DIPTYQUE / TRIPTYQUE 2016-04-01


Le passé est important, mais jusqu’où a –t-il de l’influence face à la rondeur d’une poitrine ou à des raideurs intrusives ? Les réponses varient en fonction des circonstances.
Mon tableau est la représentation du point G, G comme gravité, c’est-à-dire là où le monde a pesanteur, là où il s’articule, pivote ; là où tout se met à tourner, peut-être, car tout est en attente, suspendu au bon vouloir des évènements de notre avenir. La couleur s’échappe de la toile et attire l’œil.
La couleur marque l’instant. Rouge sang de la blessure au commencement, qui se nécrose ensuite, vieillit comme le vin, qui vit comme un organisme : « c’est la vie. »
La ligne marque le temps, traditionnellement dans nos cultures occidentales, mais rien n’empêche d’y voir une portion de cercle déroulée, où un échantillon d’ADN sous le microscope. Il faut pouvoir passer de l’échelle cosmogonique à celle de l’infiniment petit, dont le silence des espaces nous effraie aussi, avec ses animalcules, ses mondes encore inconnus, et les vides inexplorés qui les séparent. Le regard se perd dans les interstices implicites ; il entraine mon esprit à sa suite dans une navigation hasardeuse et dangereuse. Je m’égare dans les chenaux patagons, saisi d’abord par le froid. Puis la fonte des glaciers m’apparait menacer ma planète, relativiser l’histoire humaine, faire renaitre les grands mammifères marins, les craintes ancestrales.

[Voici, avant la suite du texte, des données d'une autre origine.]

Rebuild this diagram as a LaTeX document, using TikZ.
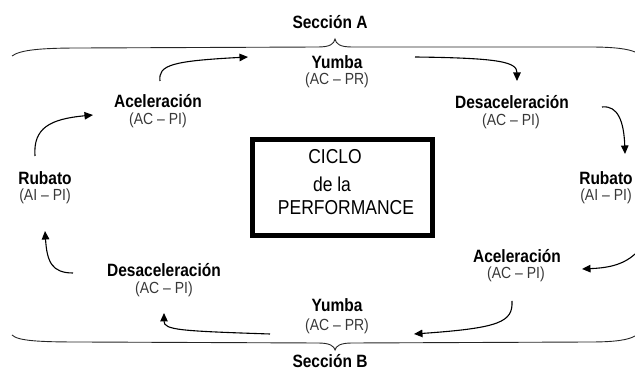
\documentclass[tikz,border=0pt]{standalone}
\usepackage{fontspec}
\setmainfont{Liberation Sans}
\usepackage{graphicx}
\usetikzlibrary{arrows.meta}
\newcommand\vstr[1]{\scalebox{1}[1.15]{#1}}
\begin{document}
\begin{tikzpicture}[x=1pt,y=-1pt,
  lab/.style={font=\fontsize{15.5}{17}\selectfont\bfseries, inner sep=0pt},
  sublab/.style={font=\fontsize{14}{15}\selectfont, text=black!78, inner sep=0pt},
  boxtxt/.style={font=\fontsize{17.5}{20}\selectfont, inner sep=0pt},
  flow/.style={line width=1.1pt, -{Triangle[length=8.5pt,width=7.5pt]}},
  brace/.style={line width=0.9pt, black!85}]
\useasboundingbox (0,0) rectangle (635,371);

% section labels
\node[lab] (secA) at (330,22) {\vstr{Sección A}};
\node[lab] (secB) at (330,361) {\vstr{Sección B}};

% braces
\draw[brace] (12,56) .. controls (20,50) and (40,48) .. (80,48) -- (318,47)
  .. controls (330,47) and (334,44) .. (335,39)
  .. controls (336,44) and (340,47) .. (352,47) -- (590,47)
  .. controls (615,47) and (628,49) .. (635,52);
\draw[brace] (12,335) .. controls (18,341) and (40,342) .. (80,342) -- (318,343)
  .. controls (330,343) and (334,346) .. (335,350)
  .. controls (336,346) and (340,343) .. (352,343) -- (590,342)
  .. controls (615,342) and (628,340) .. (635,336);

% centre box
\draw[line width=5pt] (252.5,139.5) rectangle (432.5,235.5);
\node[boxtxt] (c1) at (335,157) {\vstr{CICLO}};
\node[boxtxt] (c2) at (332,184) {\vstr{de la}};
\node[boxtxt] (c3) at (346,208) {\vstr{PERFORMANCE}};

% stage labels
\node[lab] (yT) at (337,62) {\vstr{Yumba}};
\node[sublab] (yTs) at (337,80) {\vstr{(AC – PR)}};
\node[lab] (aT) at (158,101) {\vstr{Aceleración}};
\node[sublab] (aTs) at (158,120) {\vstr{(AC – PI)}};
\node[lab] (dT) at (512,102) {\vstr{Desaceleración}};
\node[sublab] (dTs) at (511,121) {\vstr{(AC – PI)}};
\node[lab] (rL) at (45,178) {\vstr{Rubato}};
\node[sublab] (rLs) at (45,196) {\vstr{(AI – PI)}};
\node[lab] (rR) at (606,178) {\vstr{Rubato}};
\node[sublab] (rRs) at (606,196) {\vstr{(AI – PI)}};
\node[lab] (aB) at (517,256) {\vstr{Aceleración}};
\node[sublab] (aBs) at (516,274) {\vstr{(AC – PI)}};
\node[lab] (dB) at (164,270) {\vstr{Desaceleración}};
\node[sublab] (dBs) at (164,289) {\vstr{(AC – PI)}};
\node[lab] (yB) at (337,305) {\vstr{Yumba}};
\node[sublab] (yBs) at (337,326) {\vstr{(AC – PR)}};

% connector end points
\coordinate (p1s) at (160,81);  \coordinate (p1e) at (248,57);
\coordinate (p2s) at (415,57);  \coordinate (p2e) at (517,81);
\coordinate (p3s) at (602,107); \coordinate (p3e) at (625,154);
\coordinate (p4s) at (635,254); \coordinate (p4e) at (582,269);
\coordinate (p5s) at (512,301); \coordinate (p5e) at (414,334);
\coordinate (p6s) at (270,334); \coordinate (p6e) at (164,313);
\coordinate (p7s) at (73,273);  \coordinate (p7e) at (45,231);
\coordinate (p8s) at (35,156);  \coordinate (p8e) at (93,115);

\draw[flow] (p1s) .. controls (158,65) and (172,61) .. (p1e);
\draw[flow] (p2s) .. controls (500,58) and (517,62) .. (p2e);
\draw[flow] (p3s) .. controls (618,105) and (624,122) .. (p3e);
\draw[flow] (p4s) .. controls (622,266) and (605,268) .. (p4e);
\draw[flow] (p5s) .. controls (513,322) and (500,328) .. (p5e);
\draw[flow] (p6s) .. controls (180,331) and (164,330) .. (p6e);
\draw[flow] (p7s) .. controls (52,273) and (47,262) .. (p7e);
\draw[flow] (p8s) .. controls (33,128) and (50,119) .. (p8e);
\end{tikzpicture}
\end{document}
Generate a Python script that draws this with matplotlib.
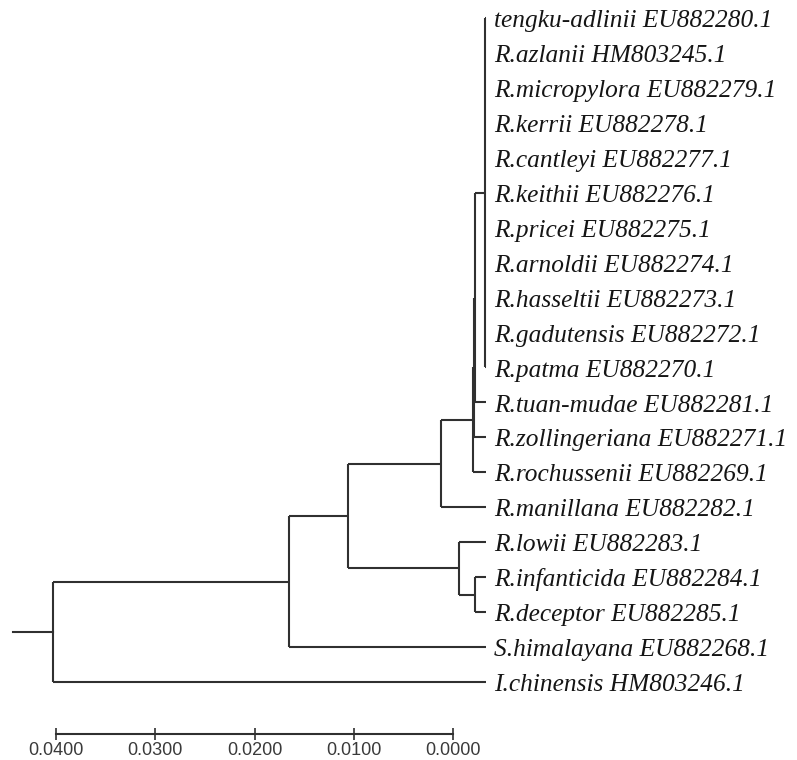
import matplotlib.pyplot as plt

# 잎(taxa) 순서 - 위에서 아래로
leaves = [
    "tengku-adlinii EU882280.1",
    "R.azlanii HM803245.1",
    "R.micropylora EU882279.1",
    "R.kerrii EU882278.1",
    "R.cantleyi EU882277.1",
    "R.keithii EU882276.1",
    "R.pricei EU882275.1",
    "R.arnoldii EU882274.1",
    "R.hasseltii EU882273.1",
    "R.gadutensis EU882272.1",
    "R.patma EU882270.1",
    "R.tuan-mudae EU882281.1",
    "R.zollingeriana EU882271.1",
    "R.rochussenii EU882269.1",
    "R.manillana EU882282.1",
    "R.lowii EU882283.1",
    "R.infanticida EU882284.1",
    "R.deceptor EU882285.1",
    "S.himalayana EU882268.1",
    "I.chinensis HM803246.1",
]

# 내부 노드: 이름, 자식, 높이(거리)
node_ids = ["root", "A", "B", "E", "F", "F2", "F3", "G", "C", "D"]
node_children = [
    ["A", "I.chinensis HM803246.1"],
    ["B", "S.himalayana EU882268.1"],
    ["E", "C"],
    ["F", "R.manillana EU882282.1"],
    ["F2", "R.rochussenii EU882269.1"],
    ["F3", "R.zollingeriana EU882271.1"],
    ["G", "R.tuan-mudae EU882281.1"],
    leaves[0:11],
    ["R.lowii EU882283.1", "D"],
    ["R.infanticida EU882284.1", "R.deceptor EU882285.1"],
]
node_heights = [0.0436, 0.0198, 0.0139, 0.0045, 0.0013, 0.0012, 0.0011, 0.0001, 0.0027, 0.0011]
root_stub = 0.0041

# 스케일 바
scale_ticks = [0.04, 0.03, 0.02, 0.01, 0.0]

LINE = "#303030"

heights = dict(zip(node_ids, node_heights))
children = dict(zip(node_ids, node_children))
ypos = {name: i for i, name in enumerate(leaves)}
for name in leaves:
    heights[name] = 0.0

def get_y(n):
    if n not in ypos:
        ch = children[n]
        ypos[n] = (get_y(ch[0]) + get_y(ch[-1])) / 2
    return ypos[n]

for n in node_ids:
    get_y(n)

fig = plt.figure(figsize=(7.97, 7.60), dpi=100)
ax = fig.add_axes([0, 0, 1, 1])
px = 9925.0  # 픽셀 / 거리 단위
ax.set_xlim(486 / px, (486 - 797) / px)
row = 664 / 19
ax.set_ylim((760 - 18) / row, -18 / row)
ax.axis("off")

# 가지 그리기
for n in node_ids:
    h = heights[n]
    ch = children[n]
    ax.plot([h, h], [ypos[ch[0]], ypos[ch[-1]]], color=LINE, lw=1.5, solid_capstyle="butt")
    for c in ch:
        ax.plot([h, heights[c]], [ypos[c], ypos[c]], color=LINE, lw=1.5, solid_capstyle="butt")

ax.plot([heights["root"] + root_stub, heights["root"]], [ypos["root"]] * 2, color=LINE, lw=1.5)

# 라벨
for i, name in enumerate(leaves):
    ax.text(-0.0008, i + 0.26, name, fontsize=18.3, fontstyle="italic",
            family="Liberation Serif", va="baseline", ha="left", color="#151515")

# 스케일 바 축
sax = fig.add_axes([56 / 797, (760 - 734) / 760, (453 - 56) / 797, 0.01])
sax.set_xlim(scale_ticks[0], scale_ticks[-1])
sax.set_xticks(scale_ticks)
sax.set_xticklabels([f"{t:.4f}" for t in scale_ticks], family="Liberation Sans", fontsize=13, color="#3a3a3a")
sax.set_yticks([])
for s in ["top", "left", "right"]:
    sax.spines[s].set_visible(False)
sax.spines["bottom"].set_color(LINE)
sax.spines["bottom"].set_linewidth(1.5)
sax.tick_params(axis="x", direction="inout", length=9, width=1.2, color=LINE, pad=1)
sax.patch.set_alpha(0)

plt.savefig("out.png")
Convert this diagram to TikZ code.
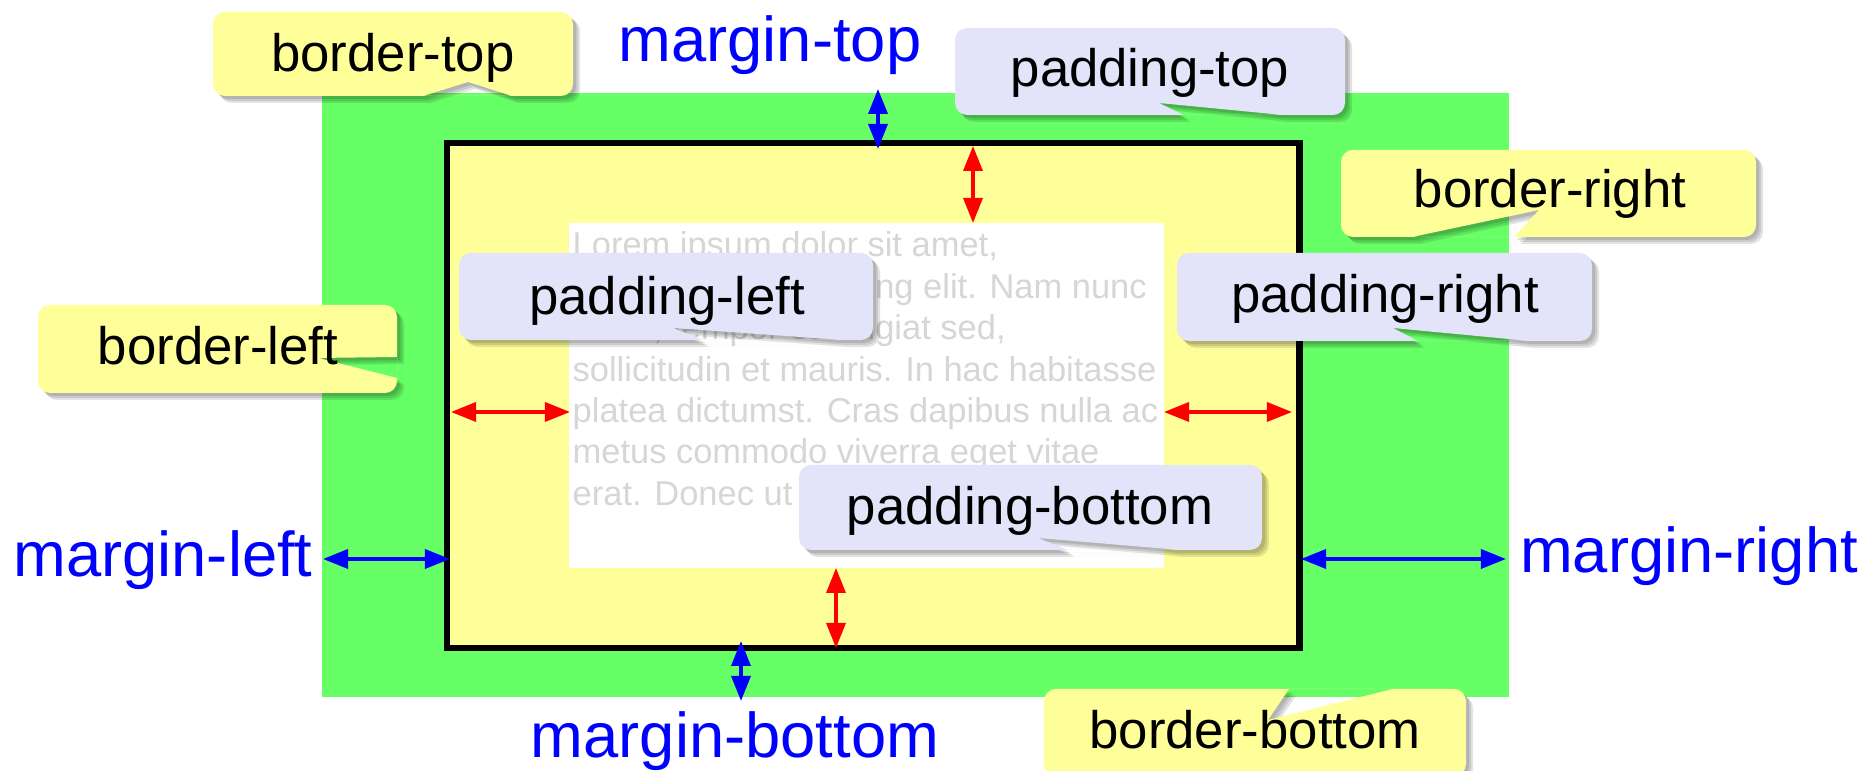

« Où suis-je et pourquoi ? », évidemment, et aussi « profitons de l’instant ». Contemplons, acceptons la fusion du moment, sans rien faire d’autre qu’essayer de saisir la vibration des couleurs sur la toile que le regard anime. L’esprit est là qui communique par la pointe du pinceau, par la matière accumulée, mélangée, étirée, qui va rester figée, encadrée, exposée à l’œil critique pour lui ouvrir quelques fenêtres, pour que la colombe s’échappe et se libère.
Le mammifère marin devient poisson volant.
Une ondulation du bas du dos crée une longue houle érotique qui fait le tour du globe et caresse les côtes du grand sud. Les énergies intemporelles jouent des éléments, du vent, des courants, des mystérieux fluides de contrées inconnues aux lentes hypnoses chatoyantes décrites par des poètes aux tendances rimbaldiennes et cahotantes. On ne voyage pas sans dommage sur certaines routes ou fleuves ; les peuplades primitives guettent sur les rives un vol de migrateurs mythiques, et même celui des grues couronnées d’Hokkaido ou des oies du Canada.
J’arpente la pente du dos jusqu’à atteindre l’abîme, la faille, la fosse des Mariannes, et les grands noirs profonds ; sont-ils réellement sans lumière ? N’est-elle pas dans chaque atome d’eau ? Mémoire de la surface et de l’au-delà, des mers intergalactiques où voguent des flottes de voiles solaires. Un souffle d’amour fait frissonner la peau, indicible sensation tactile, moment intangible, paradoxale compréhension éphémère. Ai-je vu ce que l’homme a cru voir ? Entre les nuées ? Dans le marc de café ? Dans l’écoulement du temps qui m’emporte ? Je suis la particule dans le flot ou dans le jusant. Nous touchons l’autre d’un geste furtif, significatif, chargé d’une étincelle, d’un éclair qui zigzague entre les paratonnerres pour chercher la paix du soir, la métaphore posée, la métamorphose accomplie, l’oubli des Lotophages.
Au loin je vois le mouillage dans l’anse verte.